Cutler’s case was investigated by the Maine State Police and, so far, just 10 images have allegedly been found on the devices seized at his Brooklin and Portland homes. That puts the case squarely in the local prosecutor’s purview.
Another well known Maine person charged in a child pornography case, former Assistant Attorney General James Cameron, the state’s top drug prosecutor, drew a much longer sentence than Cutler likely faces.
Cameron was sentenced to nearly 16 years in federal prison on 13 counts of transporting, receiving and possessing child pornography between July 10, 2006, and Jan. 26, 2008. He also absconded while on bail awaiting the outcome of his appeal. Investigators found between 150 and 300 images of child pornography on his home, but not work, computers.

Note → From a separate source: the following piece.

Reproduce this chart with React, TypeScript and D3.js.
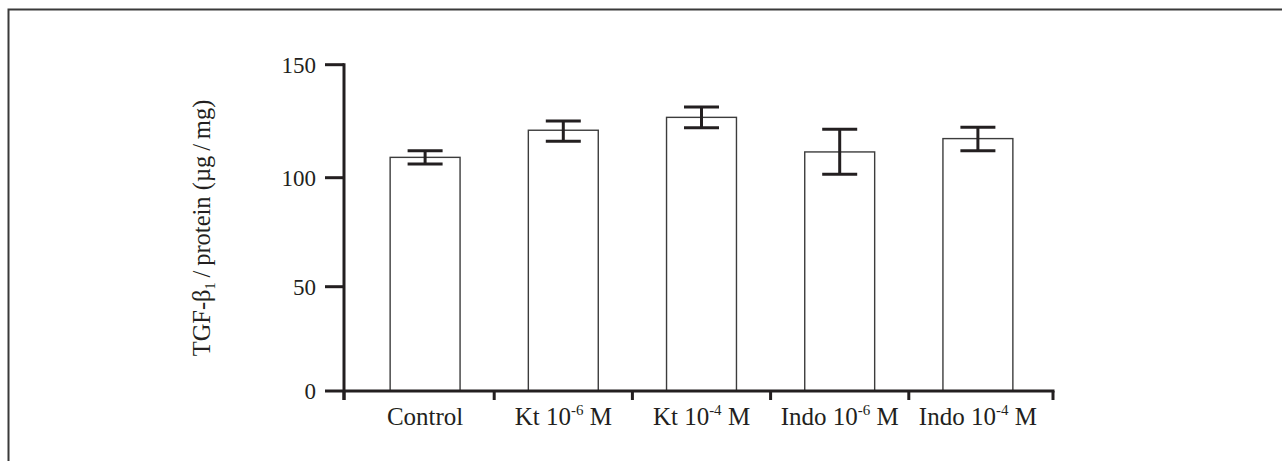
import React from 'react';
import * as d3 from 'd3';

// categories: base label + exponent for the superscript part
const categories = ['Control', 'Kt 10-6 M', 'Kt 10-4 M', 'Indo 10-6 M', 'Indo 10-4 M'];
const labelParts: [string, string, string][] = [
  ['Control', '', ''],
  ['Kt 10', '-6', ' M'],
  ['Kt 10', '-4', ' M'],
  ['Indo 10', '-6', ' M'],
  ['Indo 10', '-4', ' M'],
];
const means = [109, 121, 126.7, 111.4, 117.3];
const errLow = [106.1, 116.1, 122.1, 101.5, 111.9];
const errHigh = [111.9, 125.1, 131.3, 121.4, 122.3];
const yTicks = [0, 50, 100, 150];

const W = 1282;
const H = 461;
const ink = '#231f20';
const font = '"Liberation Serif", "Times New Roman", serif';

export default function App() {
  // scanned figure isn't perfectly linear, so use a piecewise scale through the tick positions
  const y = d3.scaleLinear().domain([0, 50, 100, 150]).range([391, 286.7, 177.7, 64.7]);
  const x = d3.scaleBand<string>().domain(categories).range([356, 1047]).paddingInner(0.494).paddingOuter(0.247);
  const axisLeft = 344;
  const axisRight = 1053;
  const step = x.step();
  const bw = x.bandwidth();
  const capW = 35;

  // tick marks between bars
  const xTickPos = [axisLeft, ...categories.slice(1).map((c) => (x(c) as number) - (step - bw) / 2), axisRight];

  return (
    <svg width={W} height={H} style={{ position: 'absolute', left: 0, top: 0 }} fontFamily={font}>
      <rect x={0} y={0} width={W} height={H} fill="#fff" />
      {/* frame */}
      <path d={`M${W + 2},9.5 H8.5 V${H + 2}`} fill="none" stroke="#3a3a3a" strokeWidth={2} />

      {/* bars */}
      {categories.map((c, i) => (
        <rect
          key={c}
          x={x(c)}
          y={y(means[i])}
          width={bw}
          height={y(0) - y(means[i])}
          fill="#fff"
          stroke="#3c3c3c"
          strokeWidth={1.4}
        />
      ))}

      {/* error bars */}
      {categories.map((c, i) => {
        const cx = (x(c) as number) + bw / 2;
        return (
          <g key={c} stroke={ink} strokeWidth={3}>
            <line x1={cx} x2={cx} y1={y(errHigh[i])} y2={y(errLow[i])} />
            <line x1={cx - capW / 2} x2={cx + capW / 2} y1={y(errHigh[i])} y2={y(errHigh[i])} />
            <line x1={cx - capW / 2} x2={cx + capW / 2} y1={y(errLow[i])} y2={y(errLow[i])} />
          </g>
        );
      })}

      {/* y axis */}
      <g stroke={ink} strokeWidth={3}>
        <line x1={axisLeft} x2={axisLeft} y1={y(150) - 1.5} y2={400} />
        {yTicks.map((t) => (
          <line key={t} x1={325} x2={axisLeft} y1={y(t)} y2={y(t)} />
        ))}
      </g>
      {yTicks.map((t) => (
        <text key={t} x={316} y={y(t)} dy="0.35em" textAnchor="end" fontSize={23} fill={ink}>
          {t}
        </text>
      ))}

      {/* x axis */}
      <g stroke={ink} strokeWidth={3}>
        <line x1={axisLeft} x2={axisRight + 1.5} y1={y(0)} y2={y(0)} />
        {xTickPos.map((p, i) => (
          <line key={i} x1={p} x2={p} y1={y(0)} y2={400} />
        ))}
      </g>
      {categories.map((c, i) => {
        const [a, sup, b] = labelParts[i];
        return (
          <text key={c} x={(x(c) as number) + bw / 2} y={425} textAnchor="middle" fontSize={25} fill={ink}>
            {a}
            {sup && (
              <tspan fontSize={15} dy={-10}>
                {sup}
              </tspan>
            )}
            {b && <tspan dy={sup ? 10 : 0}>{b}</tspan>}
          </text>
        );
      })}

      {/* y axis title */}
      <text transform={`translate(210,228) rotate(-90)`} textAnchor="middle" fontSize={24.5} fill={ink}>
        TGF-β
        <tspan fontSize={14} dy={5}>1</tspan>
        <tspan dy={-5}>{'\u2009/\u2009protein (µg\u2009/\u2009mg)'}</tspan>
      </text>
    </svg>
  );
}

In a different case that led to long prison sentences, Wade Robert Hoover, 44, of Augusta was sentenced in July 2013 to 40 years in federal prison after he pleaded guilty to one count each of production and possession of child pornography. Hoover admitted to sexually assaulting two boys who took karate classes from him and sharing the images online.
Three years later in Kennebec County Superior Court, Hoover drew a state sentence of 60 years in prison for the sexual assaults.
Hoover is incarcerated in Virginia, serving his state and federal sentences at the same time. He will be returned to Maine to complete the 60-year state sentence after he serves the 40-year federal sentence.
BDN writer Bill Trotter contributed to this report.